One of the big problems with green literature is that so much of it is black. You probably know what I mean: The in-your-face muckraking that uncovers the nefarious crimes of the chemical industry, the oil companies, or the water thieves, and leaves you, after a few hundred pages, gasping for a little bit of encouraging news. At which point the author, aware of having served you a big downer sandwich, tacks on a chapter or two of progressive responses and thoughtful recommendations. All too often, criticism drives the narratives of environmental books, leaving constructive ideas relegated to a mere coda.
Thankfully, we have New Society Publishers. This small, independent press based in British Columbia bills itself as an “activist publisher focused on solutions and social change.” There are a few gloom and doom titles on New Society’s list like, for example, Richard Heinberg’s Peak Everything and Whitewash: The Disturbing Truth about Cow’s Milk and Your Health by Joseph Keon. But mostly New Society is in the business of publishing books that provide readers with useful how-tos on subjects ranging from energy- and water-efficient landscaping to solar installation to sustainable transportation. Some of the titles are the deepest of green: Serious Microhydro, for example. Others are targeted at a more mainstream audience, like The Homebuyer’s Guide to Good Green Homes, which has a chapter titled “Where Can I Find a Green Condominium?” Almost all of these books assume that the reader already understands the basics of our environmental predicament and the challenges of the coming energy and resource descents. These books aren’t dire warnings. They’re unfailingly upbeat recipes for survival.

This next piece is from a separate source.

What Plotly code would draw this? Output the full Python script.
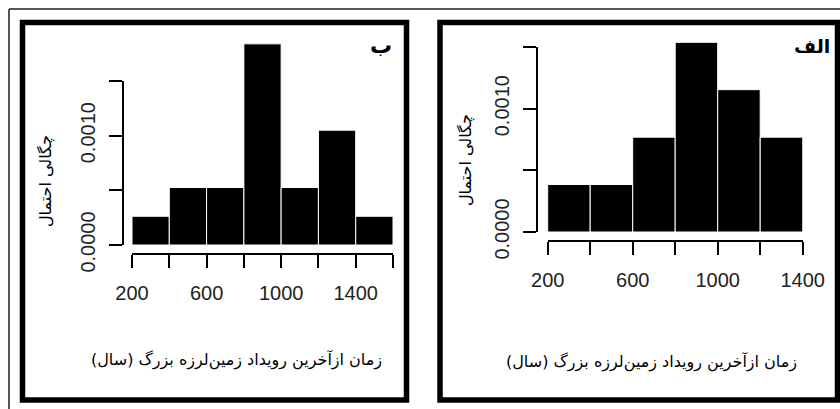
import plotly.graph_objects as go

# ---------------- data ----------------
bin_width = 200
left_bin_centers = [300, 500, 700, 900, 1100, 1300, 1500]
left_density = [0.000263, 0.000526, 0.000526, 0.00184, 0.000526, 0.00105, 0.000263]
right_bin_centers = [300, 500, 700, 900, 1100, 1300]
right_density = [0.000385, 0.000385, 0.000769, 0.001538, 0.001154, 0.000769]

x_tickvals_left = [200, 400, 600, 800, 1000, 1200, 1400, 1600]
x_ticktext_left = ["200", "", "600", "", "1000", "", "1400", ""]
x_tickvals_right = [200, 400, 600, 800, 1000, 1200, 1400]
x_ticktext_right = ["200", "", "600", "", "1000", "", "1400"]
y_tickvals = [0, 0.0005, 0.0010, 0.0015]
y_ticktext = ["0.0000", "", "0.0010", ""]

panel_labels = ["ب", "الف"]
x_title = "زمان ازآخرین رویداد زمین\u200cلرزه بزرگ (سال)"
y_title = "چگالی احتمال"

# ---------------- layout helpers ----------------
W, H = 840, 409


def fx(px):
    return px / W


def fy(py):
    return 1 - py / H


tick_font = dict(family="Liberation Sans, Arial, sans-serif", size=20, color="#222")
fa_font = "DejaVu Sans, sans-serif"

fig = go.Figure()

# bars
fig.add_trace(go.Bar(x=left_bin_centers, y=left_density, width=bin_width,
                     marker=dict(color="black", line=dict(color="white", width=1)),
                     xaxis="x", yaxis="y", showlegend=False, hoverinfo="skip"))
fig.add_trace(go.Bar(x=right_bin_centers, y=right_density, width=bin_width,
                     marker=dict(color="black", line=dict(color="white", width=1)),
                     xaxis="x2", yaxis="y2", showlegend=False, hoverinfo="skip"))
# carriers for the detached R-style y axes
fig.add_trace(go.Scatter(x=[None], y=[None], xaxis="x", yaxis="y3",
                         showlegend=False, hoverinfo="skip"))
fig.add_trace(go.Scatter(x=[None], y=[None], xaxis="x2", yaxis="y4",
                         showlegend=False, hoverinfo="skip"))

axis_line = dict(showline=True, linecolor="black", linewidth=2, ticks="outside",
                 ticklen=13, tickwidth=2, tickcolor="black", showgrid=False,
                 zeroline=False, tickfont=tick_font, fixedrange=True, automargin=False)

# panel geometry (reference pixels)
L = dict(x0=132, x1=393, xline=254, ybase=245, ytop_tick=81, yline=122.5, top=30)
R = dict(x0=547.7, x1=802.7, xline=240.7, ybase=232, ytop_tick=47, yline=536.7, top=30)


def yr(g):
    return 0.0015 * (g["ybase"] - g["top"]) / (g["ybase"] - g["ytop_tick"])


fig.update_layout(
    width=W, height=H, autosize=False, template="none", showlegend=False,
    margin=dict(l=0, r=0, t=0, b=0, pad=0, autoexpand=False),
    paper_bgcolor="white", plot_bgcolor="rgba(0,0,0,0)",
    bargap=0,
    xaxis=dict(domain=[fx(L["x0"]), fx(L["x1"])], range=[200, 1600], anchor="free",
               position=fy(L["xline"]), tickvals=x_tickvals_left,
               ticktext=x_ticktext_left, ticklabelstandoff=8, **axis_line),
    yaxis=dict(domain=[fy(L["ybase"]), fy(L["top"])], range=[0, yr(L)],
               visible=False, fixedrange=True, automargin=False),
    yaxis3=dict(domain=[fy(L["ybase"]), fy(L["ytop_tick"])], range=[0, 0.0015],
                anchor="free", position=fx(L["yline"]), tickvals=y_tickvals,
                ticktext=y_ticktext, tickangle=-90, ticklabelstandoff=6, **axis_line),
    xaxis2=dict(domain=[fx(R["x0"]), fx(R["x1"])], range=[200, 1400], anchor="free",
                position=fy(R["xline"]), tickvals=x_tickvals_right,
                ticktext=x_ticktext_right, ticklabelstandoff=8, **axis_line),
    yaxis2=dict(domain=[fy(R["ybase"]), fy(R["top"])], range=[0, yr(R)],
                visible=False, fixedrange=True, automargin=False),
    yaxis4=dict(domain=[fy(R["ybase"]), fy(R["ytop_tick"])], range=[0, 0.0015],
                anchor="free", position=fx(R["yline"]), tickvals=y_tickvals,
                ticktext=y_ticktext, tickangle=-90, ticklabelstandoff=6, **axis_line),
)

# panel frames and the thin outer frame
shapes = [
    dict(type="rect", xref="paper", yref="paper", x0=fx(22.5), x1=fx(406.5),
         y0=fy(400), y1=fy(22.5), line=dict(color="black", width=5.5)),
    dict(type="rect", xref="paper", yref="paper", x0=fx(440), x1=fx(837.5),
         y0=fy(400), y1=fy(22.5), line=dict(color="black", width=5.5)),
    dict(type="line", xref="paper", yref="paper", x0=fx(9), x1=1, y0=fy(9), y1=fy(9),
         line=dict(color="#555", width=2)),
    dict(type="line", xref="paper", yref="paper", x0=fx(9), x1=fx(9), y0=0, y1=fy(9),
         line=dict(color="#555", width=2)),
]
fig.update_layout(shapes=shapes)


def note(text, x, y, size, angle=0):
    return dict(text=text, x=fx(x), y=fy(y), xref="paper", yref="paper",
                xanchor="center", yanchor="middle", textangle=angle, showarrow=False,
                font=dict(family=fa_font, size=size, color="black"))


ann = [
    note("<b>%s</b>" % panel_labels[0], 381, 46, 22),
    note("<b>%s</b>" % panel_labels[1], 812, 46, 19),
    note(x_title, 236, 360, 16),
    note(x_title, 651, 362, 16),
    note(y_title, 45, 181, 16, -90),
    note(y_title, 465, 160, 16, -90),
]
fig.update_layout(annotations=ann)

fig.write_html(
    "out.html",
    config={"displayModeBar": False, "staticPlot": True},
    post_script="document.body.style.margin='0';document.body.style.overflow='hidden';",
)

A perfect example of the genre is the Sustainable World Sourcebook, edited by Vinit Allen, an Earth Island Institute project director. This slim volume, which bills itself as “the essential guidebook for the concerned citizen,” is a smorgasbord of solutions. The book touches briefly on the “severity of the threats and the enormity of the challenge,” then jumps to the tactics that can steer us toward an ecological transition. There’s sections on worker-owned cooperatives, small-scale renewable energy, local food production, and community banks – all delivered in easily digested charts, graphs, and sidebars. The book’s spirit of optimism is relentless.
Another New Society book, Pat Murphy’s Plan C: Community Survival Strategies for Peak Oil and Climate Change, starts out in a minor chord as the author outlines “the triple threats of peak oil, climate change and inequality.” But Plan C quickly pivots to solutions. This is a much denser volume than the sourcebook. Murphy tackles just about every aspect of our lifestyles – the backwash of our info-tainment, personal appliances, transcontinental transportation – and makes useful suggestions on how to make all of these less energy intensive. Like the sourcebook, Plan C argues that community – resilient networks grounded in regional economies – will be the most effective antidote to resource scarcity.
Plan C and the Sustainable World Sourcebook are, at their best, toolkits. Like most of the other New Society titles, they are the blueprints for an ecologically sustainable and socially just world. All we have to do is piece them together, and we’ll have the operating instructions for a wholly different, and better, way of living.